Por Jorge Tovalín. Publicado originalmente en Muy Interesante, edición especial de septiembre 2015
Desde hace prácticamente un siglo la compra y lectura de historietas ha sido parte de la dieta de entretenimiento para un sector importante de la población mexicana, que pese a estar inmersa en una permanente crisis económica y al auge de divertimentos como el cine, la televisión, Internet o los videojuegos, sigue invirtiendo parte de sus ingresos en saciar su sed de aventuras, romance, terror y balazos por medio de las viñetas.
En los años 70 y 80, varios lustros antes de la apertura de la primera tienda de cómics en el país, se practicaba el alquiler de cuentos, cuando cuentos era el nombre con el que se conocía en México a las historietas, ya fuese protagonizadas por personajes nacionales o extranjeros (la palabra cómic comenzó a usarse en nuestro país hasta los 90, en un curioso esfuerzo de los lectores por diferenciarse de quienes consumían historieta mexicana).

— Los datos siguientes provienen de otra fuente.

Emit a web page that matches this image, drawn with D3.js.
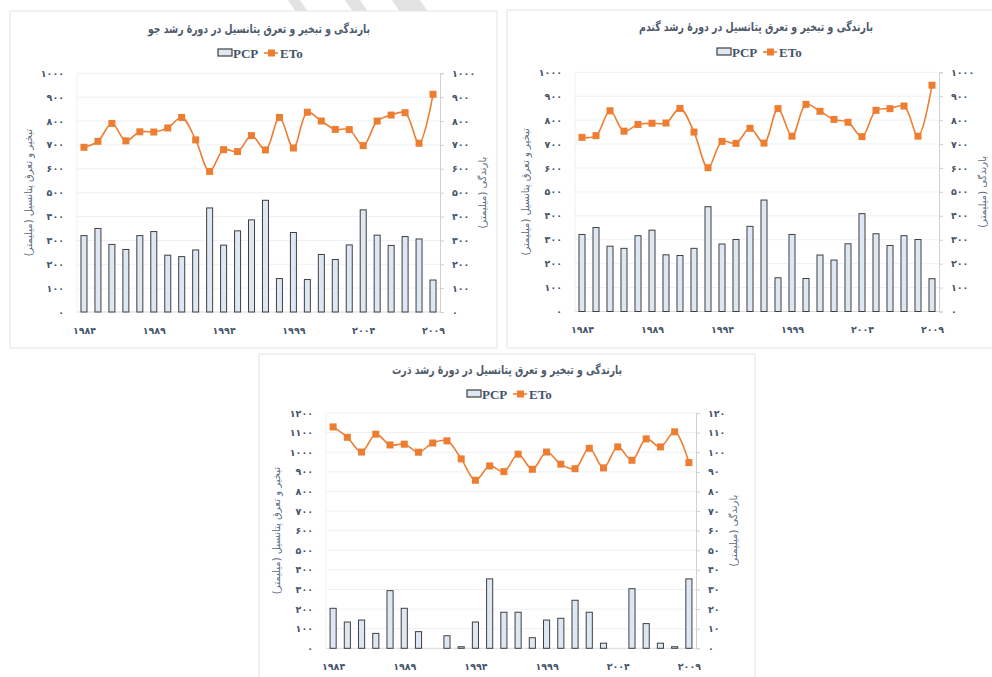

De acuerdo con el periodista de cómics y rock Everardo Ferrer, los lugares donde los amantes del noveno arte podían rentar historietas no necesitan ser revisterías establecidas, sino incluso simples puestos improvisados en la puerta de una casa, en lo que un tendedero de ropa y un letrero de Se alquilan cuentos constituían el escaparate para el producto. ¿La condición para disfrutar de ese préstamo? Leer el material en el mismo puesto, claro, a menos que se contara con la confianza del tendero, quien entonces dejaría que el aficionado se llevara la historieta a casa, con la condición de regresarla lo antes posible y en buen estado. Este ciclo se repetía suficientes veces para permitir que el dueño de los cuentos recuperara su inversión y tuviera alguna ganancia por cada ejemplar alquilado.
También existían otras opciones, como las revisterías de usado, donde por una módica cantidad el cliente podía intercambiar un cuento ya leído por otro número de la misma publicación. Esto permitía al lector ahorrarse el gasto en historietas, el espacio de almacenaje y, al mismo tiempo, le facilitaba seguir los títulos que narraban una historia continua.
Mientras que el alquiler de cuentos en español fue una suerte de negocio intermitente, de ocasión, los locales que se dedicaban al intercambio de revistas murieron con la extinción de la historieta popular nacional. Pero poco a poco el material impreso en Estados Unidos comenzó a encontrar un nicho de consumidores en este lado de la frontera.
El padrino del cómic gringo en México
Mucho antes de que Sheldon Cooper y compañía volvieran cool el coleccionismo de cómics y parafernalia relacionada, las historietas estadounidenses (en inglés) ya eran viejas conocidas de los lectores mexicanos, pues desde los años 60 la distribuidora DIMSA trajo al país, aunque de manera no muy constante en su numeración, diversos títulos que habitaron los estantes de supermercados y tiendas departamentales como Sears y Sanborns.
Entre los primeros punto de venta especializados donde los lectores de la Ciudad de México pudieron adquirir no solo historietas en inglés, sino playeras alusivas, figuras y tarjetas coleccionables, se encontró un puesto de lámina ubicado en la esquina de las calles Sadi Carnot y Puente de Alvarado, en el barrio de San Cosme.
Atendido por Tío Beto o Don Beto, un joven treintañero que ofrecía buen precio y trato a sus clientes, este mítico puesto, que inició actividades en verano de 1991, tuvo el valor agregado de haber iniciado operaciones antes del boom del cómic (que comenzó con la publicación de La muerte de Superman entre diciembre de 1992 y enero de 1993) y la subsecuente proliferación de tiendas especializadas en historietas.
Lamentablemente Don Beto falleció. Sin embargo, su enmblemático puesto le sobrevive, ahora dedicado a la venta de ediciones mexicanas de cómics extranjeros y otros coleccionables.